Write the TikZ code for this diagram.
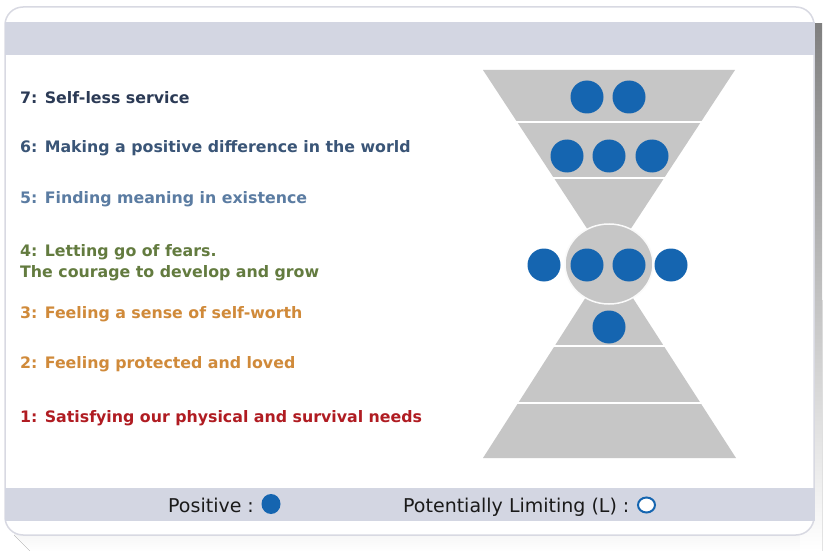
\documentclass[tikz,border=0pt]{standalone}
\usepackage{fontspec}
\usetikzlibrary{shapes.geometric}
\setmainfont{DejaVu Sans}
\definecolor{band}{HTML}{D3D6E2}
\definecolor{cardline}{HTML}{D8D9E2}
\definecolor{shade}{HTML}{BEBEBE}
\definecolor{glass}{HTML}{C6C6C6}
\definecolor{dot}{HTML}{1565B0}
\definecolor{cseven}{HTML}{2B3A55}
\definecolor{csix}{HTML}{3A5577}
\definecolor{cfive}{HTML}{5B7CA2}
\definecolor{cfour}{HTML}{637B3F}
\definecolor{cthree}{HTML}{D08A3A}
\definecolor{cone}{HTML}{B01C22}
\definecolor{foottext}{HTML}{1A1A1A}
\tikzset{
  lvl/.style={anchor=west, font=\bfseries\fontsize{15.8}{21}\selectfont, inner sep=0pt, align=left},
  bluedot/.style={circle, fill=dot, minimum size=33pt, inner sep=0pt},
  sep/.style={white, line width=2pt},
  foot/.style={font=\fontsize{19}{22}\selectfont, text=foottext, inner sep=0pt, anchor=base west}
}
\begin{document}
\begin{tikzpicture}[x=1pt,y=-1pt]
\useasboundingbox (0,0) rectangle (823,551);
% shadow
\fill[shade] (30,551) -- (14,535) -- (14,300) -- (822,300) -- (822,551) -- cycle;
\fill[shade] (800,24) rectangle (822,551);
% card
\filldraw[fill=white, draw=cardline, line width=1.5pt, rounded corners=18pt] (5,7) rectangle (814,535);
\fill[band] (5,22) rectangle (815,55);
\fill[band] (5,488) rectangle (815,521);
% hourglass
\fill[glass] (483,70) -- (735,70) -- (609,262) -- cycle;
\fill[glass] (483,458) -- (736,458) -- (609,261) -- cycle;
\draw[sep] (510,122) -- (710,122);
\draw[sep] (540,178) -- (680,178);
\draw[sep] (540,346) -- (680,346);
\draw[sep] (505,403) -- (715,403);
\filldraw[fill=glass, draw=white!92!glass, line width=1.5pt] (609,264) ellipse [x radius=44, y radius=40];
% dots
\node[bluedot] (d71) at (587,97) {};
\node[bluedot] (d72) at (629,97) {};
\node[bluedot] (d61) at (567,156) {};
\node[bluedot] (d62) at (609,156) {};
\node[bluedot] (d63) at (652,156) {};
\node[bluedot] (d41) at (544,265) {};
\node[bluedot] (d42) at (587,265) {};
\node[bluedot] (d43) at (629,265) {};
\node[bluedot] (d44) at (671,265) {};
\node[bluedot] (d31) at (609,327) {};
% labels
\node[lvl, text=cseven] (t7) at (20,98) {7: Self-less service};
\node[lvl, text=csix] (t6) at (20,148) {6: Making a positive difference in the world};
\node[lvl, text=cfive] (t5) at (20,199) {5: Finding meaning in existence};
\node[lvl, text=cfour] (t4) at (20,262.5) {4: Letting go of fears.\\The courage to develop and grow};
\node[lvl, text=cthree] (t3) at (20,314) {3: Feeling a sense of self-worth};
\node[lvl, text=cthree] (t2) at (20,364) {2: Feeling protected and loved};
\node[lvl, text=cone] (t1) at (20,418) {1: Satisfying our physical and survival needs};
% legend
\node[foot] (pos) at (168,512) {Positive :};
\node[ellipse, fill=dot, minimum width=19pt, minimum height=20pt, inner sep=0pt] (posdot) at (271,504) {};
\node[foot] (lim) at (403,512) {Potentially Limiting (L) :};
\node[ellipse, draw=dot, fill=white, line width=2pt, minimum width=17pt, minimum height=15pt, inner sep=0pt] (limdot) at (646.5,505) {};
\end{tikzpicture}
\end{document}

## EXERCISE:
Return all of the data exactly as written, and drop the pictures.

## FINISHED ANSWER:
Write the TikZ code for this diagram.
\documentclass[tikz,border=0pt]{standalone}
\usepackage{fontspec}
\usetikzlibrary{shapes.geometric}
\setmainfont{DejaVu Sans}
\definecolor{band}{HTML}{D3D6E2}
\definecolor{cardline}{HTML}{D8D9E2}
\definecolor{shade}{HTML}{BEBEBE}
\definecolor{glass}{HTML}{C6C6C6}
\definecolor{dot}{HTML}{1565B0}
\definecolor{cseven}{HTML}{2B3A55}
\definecolor{csix}{HTML}{3A5577}
\definecolor{cfive}{HTML}{5B7CA2}
\definecolor{cfour}{HTML}{637B3F}
\definecolor{cthree}{HTML}{D08A3A}
\definecolor{cone}{HTML}{B01C22}
\definecolor{foottext}{HTML}{1A1A1A}
\tikzset{
  lvl/.style={anchor=west, font=\bfseries\fontsize{15.8}{21}\selectfont, inner sep=0pt, align=left},
  bluedot/.style={circle, fill=dot, minimum size=33pt, inner sep=0pt},
  sep/.style={white, line width=2pt},
  foot/.style={font=\fontsize{19}{22}\selectfont, text=foottext, inner sep=0pt, anchor=base west}
}
\begin{document}
\begin{tikzpicture}[x=1pt,y=-1pt]
\useasboundingbox (0,0) rectangle (823,551);
% shadow
\fill[shade] (30,551) -- (14,535) -- (14,300) -- (822,300) -- (822,551) -- cycle;
\fill[shade] (800,24) rectangle (822,551);
% card
\filldraw[fill=white, draw=cardline, line width=1.5pt, rounded corners=18pt] (5,7) rectangle (814,535);
\fill[band] (5,22) rectangle (815,55);
\fill[band] (5,488) rectangle (815,521);
% hourglass
\fill[glass] (483,70) -- (735,70) -- (609,262) -- cycle;
\fill[glass] (483,458) -- (736,458) -- (609,261) -- cycle;
\draw[sep] (510,122) -- (710,122);
\draw[sep] (540,178) -- (680,178);
\draw[sep] (540,346) -- (680,346);
\draw[sep] (505,403) -- (715,403);
\filldraw[fill=glass, draw=white!92!glass, line width=1.5pt] (609,264) ellipse [x radius=44, y radius=40];
% dots
\node[bluedot] (d71) at (587,97) {};
\node[bluedot] (d72) at (629,97) {};
\node[bluedot] (d61) at (567,156) {};
\node[bluedot] (d62) at (609,156) {};
\node[bluedot] (d63) at (652,156) {};
\node[bluedot] (d41) at (544,265) {};
\node[bluedot] (d42) at (587,265) {};
\node[bluedot] (d43) at (629,265) {};
\node[bluedot] (d44) at (671,265) {};
\node[bluedot] (d31) at (609,327) {};
% labels
\node[lvl, text=cseven] (t7) at (20,98) {7: Self-less service};
\node[lvl, text=csix] (t6) at (20,148) {6: Making a positive difference in the world};
\node[lvl, text=cfive] (t5) at (20,199) {5: Finding meaning in existence};
\node[lvl, text=cfour] (t4) at (20,262.5) {4: Letting go of fears.\\The courage to develop and grow};
\node[lvl, text=cthree] (t3) at (20,314) {3: Feeling a sense of self-worth};
\node[lvl, text=cthree] (t2) at (20,364) {2: Feeling protected and loved};
\node[lvl, text=cone] (t1) at (20,418) {1: Satisfying our physical and survival needs};
% legend
\node[foot] (pos) at (168,512) {Positive :};
\node[ellipse, fill=dot, minimum width=19pt, minimum height=20pt, inner sep=0pt] (posdot) at (271,504) {};
\node[foot] (lim) at (403,512) {Potentially Limiting (L) :};
\node[ellipse, draw=dot, fill=white, line width=2pt, minimum width=17pt, minimum height=15pt, inner sep=0pt] (limdot) at (646.5,505) {};
\end{tikzpicture}
\end{document}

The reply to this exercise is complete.